▶ _What to do_: Retype exactly what runs from the first line of the data to the line with "const crossPath = 'path://M0,0", keeping both of those lines and skipping pictures.

▶ _Given material_:
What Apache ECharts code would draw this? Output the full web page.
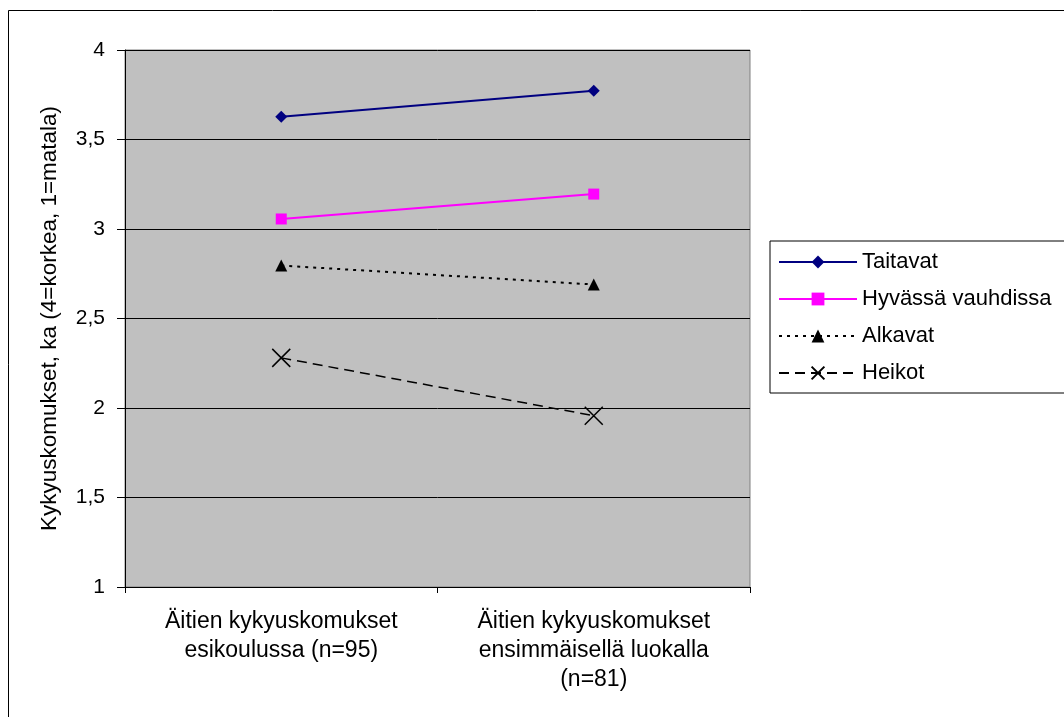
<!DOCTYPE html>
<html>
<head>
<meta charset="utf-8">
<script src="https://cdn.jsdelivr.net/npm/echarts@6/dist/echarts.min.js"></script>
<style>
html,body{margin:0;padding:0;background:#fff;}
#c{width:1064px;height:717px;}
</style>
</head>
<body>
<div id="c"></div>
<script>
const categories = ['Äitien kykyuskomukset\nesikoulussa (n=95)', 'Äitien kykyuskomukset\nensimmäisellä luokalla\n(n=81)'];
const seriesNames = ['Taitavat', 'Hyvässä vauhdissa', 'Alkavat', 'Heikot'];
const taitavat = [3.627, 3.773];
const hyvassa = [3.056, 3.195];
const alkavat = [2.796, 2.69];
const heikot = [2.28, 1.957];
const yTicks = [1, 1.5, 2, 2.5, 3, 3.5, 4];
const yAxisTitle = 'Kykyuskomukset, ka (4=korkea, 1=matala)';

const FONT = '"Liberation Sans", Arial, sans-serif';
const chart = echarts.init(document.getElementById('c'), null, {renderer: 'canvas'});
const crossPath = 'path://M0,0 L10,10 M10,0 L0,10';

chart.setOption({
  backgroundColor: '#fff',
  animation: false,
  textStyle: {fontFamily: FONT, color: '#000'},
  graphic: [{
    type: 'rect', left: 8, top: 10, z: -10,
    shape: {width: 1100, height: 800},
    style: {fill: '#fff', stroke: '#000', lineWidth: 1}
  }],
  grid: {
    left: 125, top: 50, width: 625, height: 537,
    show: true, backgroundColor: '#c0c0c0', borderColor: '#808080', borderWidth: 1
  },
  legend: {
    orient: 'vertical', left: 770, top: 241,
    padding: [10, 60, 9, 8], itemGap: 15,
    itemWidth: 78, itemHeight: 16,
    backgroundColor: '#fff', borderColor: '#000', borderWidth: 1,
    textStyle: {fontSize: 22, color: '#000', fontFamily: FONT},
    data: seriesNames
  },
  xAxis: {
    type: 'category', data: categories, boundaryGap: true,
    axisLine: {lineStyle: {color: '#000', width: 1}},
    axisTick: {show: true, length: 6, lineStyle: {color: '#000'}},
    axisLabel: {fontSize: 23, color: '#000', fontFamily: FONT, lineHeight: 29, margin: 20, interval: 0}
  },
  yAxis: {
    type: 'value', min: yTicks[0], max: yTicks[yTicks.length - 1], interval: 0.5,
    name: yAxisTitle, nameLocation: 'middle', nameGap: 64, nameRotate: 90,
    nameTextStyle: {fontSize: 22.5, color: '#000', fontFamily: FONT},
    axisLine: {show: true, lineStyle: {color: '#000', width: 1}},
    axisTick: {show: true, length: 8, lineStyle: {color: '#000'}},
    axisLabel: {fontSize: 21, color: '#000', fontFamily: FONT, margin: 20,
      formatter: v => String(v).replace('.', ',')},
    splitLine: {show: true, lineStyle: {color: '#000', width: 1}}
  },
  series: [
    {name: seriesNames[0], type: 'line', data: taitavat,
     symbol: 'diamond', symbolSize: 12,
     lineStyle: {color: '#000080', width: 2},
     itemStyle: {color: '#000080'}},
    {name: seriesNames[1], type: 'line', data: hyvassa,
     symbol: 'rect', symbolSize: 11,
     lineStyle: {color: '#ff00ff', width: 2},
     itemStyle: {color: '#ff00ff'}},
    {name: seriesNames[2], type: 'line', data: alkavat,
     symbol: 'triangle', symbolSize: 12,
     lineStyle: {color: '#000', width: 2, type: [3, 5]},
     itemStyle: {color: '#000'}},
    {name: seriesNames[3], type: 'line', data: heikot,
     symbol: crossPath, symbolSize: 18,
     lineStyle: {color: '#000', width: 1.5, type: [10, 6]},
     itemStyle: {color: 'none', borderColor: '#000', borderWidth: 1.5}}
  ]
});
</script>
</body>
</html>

▶ _Solution_:
What Apache ECharts code would draw this? Output the full web page.
<!DOCTYPE html>
<html>
<head>
<meta charset="utf-8">
<script src="https://cdn.jsdelivr.net/npm/echarts@6/dist/echarts.min.js"></script>
<style>
html,body{margin:0;padding:0;background:#fff;}
#c{width:1064px;height:717px;}
</style>
</head>
<body>
<div id="c"></div>
<script>
const categories = ['Äitien kykyuskomukset\nesikoulussa (n=95)', 'Äitien kykyuskomukset\nensimmäisellä luokalla\n(n=81)'];
const seriesNames = ['Taitavat', 'Hyvässä vauhdissa', 'Alkavat', 'Heikot'];
const taitavat = [3.627, 3.773];
const hyvassa = [3.056, 3.195];
const alkavat = [2.796, 2.69];
const heikot = [2.28, 1.957];
const yTicks = [1, 1.5, 2, 2.5, 3, 3.5, 4];
const yAxisTitle = 'Kykyuskomukset, ka (4=korkea, 1=matala)';

const FONT = '"Liberation Sans", Arial, sans-serif';
const chart = echarts.init(document.getElementById('c'), null, {renderer: 'canvas'});
const crossPath = 'path://M0,0 L10,10 M10,0 L0,10';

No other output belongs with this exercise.